I don't think throttling should be visible at this level. It should be called after the call to getTreeCost().
I have seen so many regressions where partial vectorization prevents more profitable full vectorization and I think it is unacceptable to allow any and I think it is a good solution to those issues and It is not time-consuming we already done dependancy analysis at this point for all those seeds. I will double check.
Why 64? Did you try to estimate effect of this change on the compilation time?
What is criteria of the estimation?
Use emplace_back instead.
Function can be made const
auto-> to real type.
Explicitly specify list of captures
I think, the outer loop must iterate through elements of VecNodes. In this case, you won't need need this check.
Instruction *->auto *
Can you use range loop here?
Convert auto to real type.
Restore original code
auto->to real type
auto->to real type
const ExternalUser &
Iterate through Leaves
Are you sure you need to do this on each iteration?
auto to real type
Why std::string and why declared here?
One group of braces can be removed
Does not seem to me we should vectorize this. 2 add ops have different attributes: one has just nsw, another one nuw nsw.
This is correct, the vector add should simply take the smallest common subset of flags. And the test is used with "-slp-threshold=-6" flag that it why we vectorized those two add operations.
Keeping track of the budget here is a bit strange, because the budget tracking is internal state of throttling. Could you move this check somewhere better?

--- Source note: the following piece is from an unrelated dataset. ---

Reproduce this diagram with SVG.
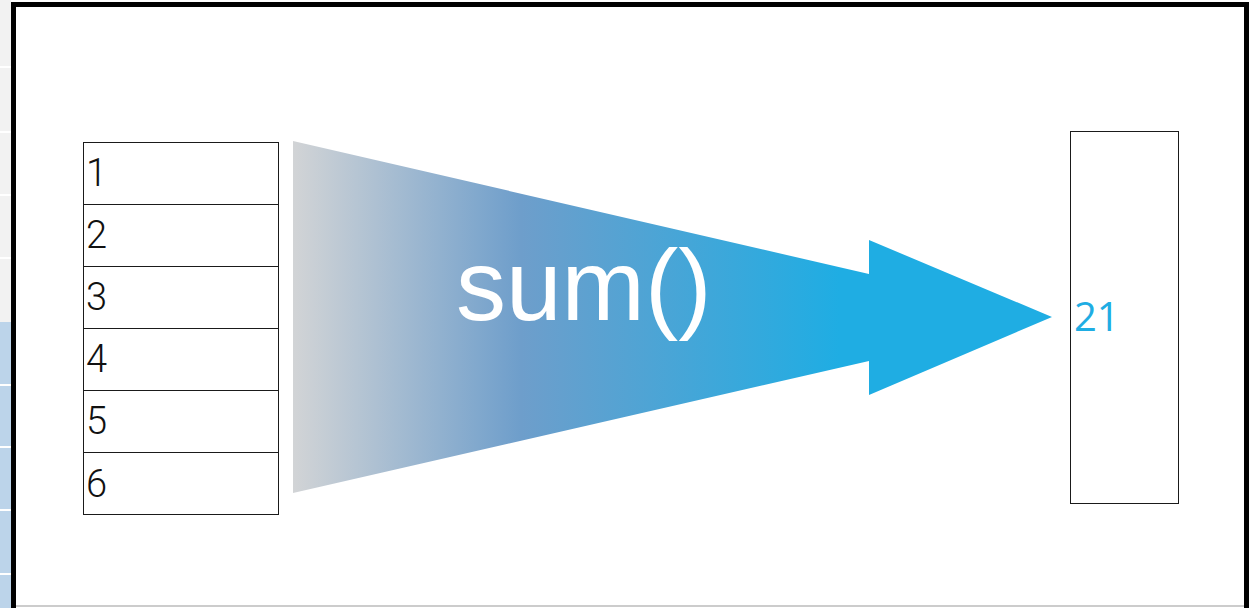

buildTree() is an expensive operation because of scheduling. We should not build a new tree if we can reuse the existing one.
Collecting all paths is expensive, and I think we should not be doing this here just for removing some nodes from the tree. Also, you will end up visiting the same nodes over and over again (the ones close to the root). As I had described in a previous comment, I think we could get a good-enough tree cutting with a single top-down traversal of the tree. Did you find any examples where that would not work?
I think it is the dependency analysis is expensive, when certain seeds were just ignored, I could get the numbers. But here, we have already correct seed from the dependency analysis point of view. hmm, We could turn off the dependancy check for our collected seeds.
Hmm, It should not visit, multi-times the same node. I will check again.
yes, Many, it is definitely better with tree traverse.
just look at the tests files for the SLP, with the single index it was just "slp-throttle.ll", definitely it is more robust.
sure, we are not visiting the same node over and over again.
Since these are operand edges for each TreeEntry, I think they should be members of the TreeEntry struct, similarly to the UserTreeIndices.
You don't seem to be using the order of the entries in branches apart from checking is_contained() a couple of times. Isn't it better to add a member variable in TreeEntry for this instead?
Also I don't understand what is considered a branch. Is it any non-leaf node in the graph? Could you add some comment about it.
Why is this a BFS ? Can't you visit the entries in the order they are pushed in VectorizableTree and collect the Leaves ?
This is linear time search in Branches. I think you should find a better way of keeping this data. For example you could add some member variables in TreeEntry.isBranch or something similar to speed things up.
Could you point to some of the examples you found? I think the fast top-down approach should work well on tree-like graphs.
Connecting the TreeEntries with edges should be part of building the graph, so I think a better place for this is somewhere in buildTree_rec().
What do you mean here with "top-down approach"? We are already here moving from leaves to the root of the graph and erasing nodes from leaves to the root in order to find satisfiable tree cost.
I think it is a node that uses more than one non-gathering node, or in other words, it has more than one non-gathering children.
A general comment: Now that we have reliable pointers to TreeEntry, I think it is better to use TreeEntry * instead of an index to VectorizableTree.
What I am referring to is the simple approach that I had described where you don't follow paths, but instead you visit nodes one by one top-down. My point is that if we can avoid building paths, we should do so.